Johann Sebastian Bachs (1685-1750) Johannes-Passion, die am 7. April 1724 zum ersten Mal in der Leipziger Nikolai-Kirche aufgeführt wurde, “schlug wie ein Komet ein”, wie der Bach-Forscher Martin Geck (1936-2019) in seiner Biografie feststellte. Erst wenige Jahre vorher, wurde die musikalische Ausgestaltung des Karfreitags in Leipzig verändert und größere, anspruchsvollere Werke möglich. Mit seiner ersten Passion setzte Bach die Marke gleich ganz weit oben an. Es selbst sollte diese dann drei Jahre später durch seine Matthäus-Passion noch überbieten. Dennoch hat auch gerade die Johannes-Passion ihre Fans. Der Komponist Robert Schumann (1810-1856) bevorzugt sie gegenüber der Matthäus-Passion. Die Wiederaufführung der Matthäus-Passion in Berlin im Jahr 1829 durch Felix Mendelssohn Bartholdy (1809-1847) hatte auch dazu geführt, dass die Johannes-Passion im Jahr 1832 wieder erklang. In seiner Komposition hat Bach die Passionserzählung aus dem Johannes-Evangelium durch Arien und Choräle unterbrochen. Sie antworten, kommentieren und aktualisieren das Wort der Schrift. Dazu die Musik. All das ist ein Ausdruck von Bachs Spiritualität, der uns heute noch ansprechen kann. Entsprechend wird die Johannes-Passion jedes Jahr in vielen Kirchen und Konzertsälen zur Aufführung gebracht.

Über die Johannes-Passion wird auch kontrovers diskutiert. Bach hat den johanneischen Evangeliums-Text vertont und damit auch die Passagen, die antijüdischen Charakter haben. Macht die Passionserzählung klar, “die Juden” seien Schuld am Tod Jesu, so weisen die Choräle der Passionsmusik in eine andere Richtung. Hier ist es das Ich, welches die Schuld trägt.
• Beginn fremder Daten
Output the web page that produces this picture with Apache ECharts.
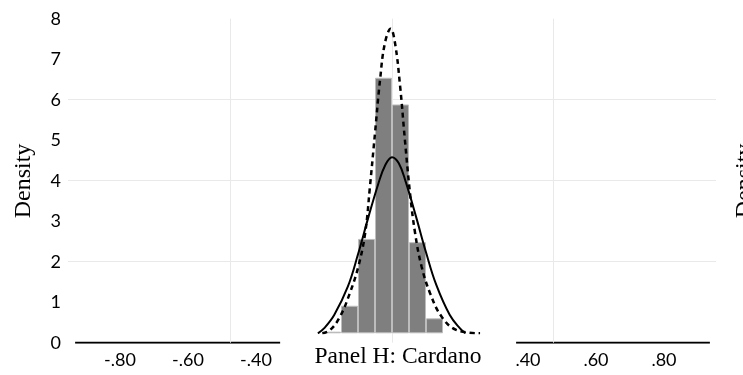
<!DOCTYPE html>
<html>
<head>
<meta charset="utf-8">
<script src="https://cdn.jsdelivr.net/npm/echarts@6/dist/echarts.min.js"></script>
<style>html,body{margin:0;padding:0;background:#fff;}#c{width:743px;height:375px;}</style>
</head>
<body>
<div id="c"></div>
<script>
// ---- data ----
const yTickLabels = ['0','1','2','3','4','5','6','7','8'];
const xTickValues = [-0.8, -0.6, -0.4, 0.4, 0.6, 0.8];
const xTickLabels = ['-.80', '-.60', '-.40', '.40', '.60', '.80'];
const hGridValues = [2, 4, 6];
const vGridValues = [-0.475, 0, 0.475];
const gridXExtent = [-0.953, 0.953];
const gridYExtent = [0, 8];

// histogram bins (centre, density)
const binCenters = [-0.175, -0.125, -0.075, -0.025, 0.025, 0.075, 0.125];
const binDensity = [0.04, 0.68, 2.33, 6.31, 5.65, 2.25, 0.37];

// fitted normal (solid)
const normalX = [-0.218, -0.2, -0.17, -0.13, -0.1, -0.07, -0.04, -0.02, 0, 0.02, 0.04, 0.07, 0.1, 0.13, 0.17, 0.2, 0.216];
const normalY = [0, 0.12, 0.45, 1.15, 1.95, 2.85, 3.7, 4.15, 4.35, 4.2, 3.75, 2.9, 2.0, 1.2, 0.45, 0.12, 0];

// kernel density (dashed)
const kdeX = [-0.205, -0.182, -0.153, -0.124, -0.099, -0.079, -0.065, -0.05, -0.035, -0.021, -0.004, 0.009, 0.024, 0.038, 0.053, 0.068, 0.087, 0.112, 0.146, 0.19, 0.259];
const kdeY = [0, 0.08, 0.41, 0.99, 1.65, 2.47, 3.61, 4.94, 6.27, 7.16, 7.52, 7.16, 6.09, 4.77, 3.46, 2.47, 1.65, 0.99, 0.41, 0.08, 0];

// baseline tails (densities ~0 outside the inset)
const tailLeftX = [-0.932, -0.329];
const tailRightX = [0.365, 0.935];

const zip = (xs, ys) => xs.map((x, i) => [x, ys[i]]);

const chart = echarts.init(document.getElementById('c'), null, {renderer: 'canvas'});

const gridLines = [];
hGridValues.forEach(v => gridLines.push([{coord: [gridXExtent[0], v]}, {coord: [gridXExtent[1], v]}]));
vGridValues.forEach(v => gridLines.push([{coord: [v, gridYExtent[0]]}, {coord: [v, gridYExtent[1]]}]));

const xFmt = v => {
  for (let i = 0; i < xTickValues.length; i++) {
    if (Math.abs(v - xTickValues[i]) < 1e-6) return xTickLabels[i];
  }
  return '';
};

chart.setOption({
  animation: false,
  backgroundColor: '#ffffff',
  grid: [
    {left: 52, right: 11, top: 18.7, bottom: 32.3},
    {left: 52, right: 11, top: 9.3, bottom: 41.7}
  ],
  xAxis: [
    {
      gridIndex: 0, type: 'value', min: -1, max: 1, interval: 0.2,
      axisLine: {show: false}, axisTick: {show: false}, splitLine: {show: false},
      axisLabel: {
        show: true, margin: 8, formatter: xFmt, showMinLabel: true, showMaxLabel: true,
        color: '#000', fontFamily: 'Lato', fontSize: 18
      }
    },
    {
      gridIndex: 1, type: 'value', min: -1, max: 1,
      show: false
    }
  ],
  yAxis: [
    {
      gridIndex: 0, type: 'value', min: 0, max: 8, interval: 1, offset: -17,
      axisLine: {show: false}, axisTick: {show: false}, splitLine: {show: false},
      axisLabel: {
        margin: 8, color: '#000', fontFamily: 'Lato', fontSize: 18,
        formatter: (v) => yTickLabels[Math.round(v)]
      }
    },
    {
      gridIndex: 1, type: 'value', min: 0, max: 8, show: false
    }
  ],
  series: [
    {
      type: 'line', xAxisIndex: 0, yAxisIndex: 0, z: 1,
      data: zip(tailLeftX, [0, 0]), symbol: 'none',
      lineStyle: {color: '#000', width: 2},
      markLine: {
        silent: true, symbol: 'none', label: {show: false},
        lineStyle: {color: '#e9e9e9', width: 1, type: 'solid'},
        data: gridLines
      }
    },
    {
      type: 'line', xAxisIndex: 0, yAxisIndex: 0, z: 1,
      data: zip(tailRightX, [0, 0]), symbol: 'none',
      lineStyle: {color: '#000', width: 2}
    },
    {
      type: 'bar', xAxisIndex: 1, yAxisIndex: 1, z: 5,
      data: zip(binCenters, binDensity),
      barWidth: 17,
      itemStyle: {color: '#7f7f7f', borderColor: '#bdbdbd', borderWidth: 1}
    },
    {
      type: 'line', xAxisIndex: 1, yAxisIndex: 1, z: 6,
      data: zip(normalX, normalY), symbol: 'none', smooth: 0.4,
      lineStyle: {color: '#000', width: 2}
    },
    {
      type: 'line', xAxisIndex: 1, yAxisIndex: 1, z: 6,
      data: zip(kdeX, kdeY), symbol: 'none', smooth: 0.4,
      lineStyle: {color: '#000', width: 2.5, type: [5, 4]}
    }
  ],
  graphic: [
    {
      type: 'text', x: 24, y: 181, rotation: Math.PI / 2,
      style: {text: 'Density', font: '24px "Liberation Serif"', fill: '#000', align: 'center', verticalAlign: 'middle'}
    },
    {
      type: 'text', x: 745, y: 181, rotation: Math.PI / 2,
      style: {text: 'Density', font: '24px "Liberation Serif"', fill: '#000', align: 'center', verticalAlign: 'middle'}
    },
    {
      type: 'text', x: 398, y: 357,
      style: {text: 'Panel H: Cardano', font: '23.5px "Liberation Serif"', fill: '#000', align: 'center', verticalAlign: 'middle'}
    }
  ]
});
</script>
</body>
</html>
Im Jahr 2012 wurde in Berlin ein Fassung der Johannes-Passion aufgeführt, in der die judenfeindlichen Texte ausgetauscht waren. Das führt zu der Frage, wie umgehen mit dem judenfeindlichen Erbe des Christentums? Geht man mit wachem Auge durch unsere Kirchen findet man dort Schmähplastiken, Glasfenster oder Altarbilder mit entsprechenden Darstellungen. Gerade über das “Judensau”-Relief an Martin Luthers (1483-1547) Predigtkirche in Wittenberg wird heftig gestritten. Mit erklärenden Worte und einen Mahnmal wird die Darstellung an der Außenwand der Stadtkirche eingeordnet. Viele andere Kirchen sind diesem Weg gefolgt. Aber auch im Gottesdienst gibt es schwierige Passagen und eben auch in der Kirchenmusik. Gerade in Zeiten, in denen sich Hass und Feindschaft wieder verstärkt gegen jüdischen Menschen wendet, ist es umso wichtiger, darauf aufmerksam zu machen. Wenn wir die Johannes-Passion aufführen, dann müssen wir auch jeden Mal über unsere christliche judenfeindliche Haltung reden. Uns zu unserer Schuld bekennen und deutlich machen, wie falsch eine solche Haltung ist.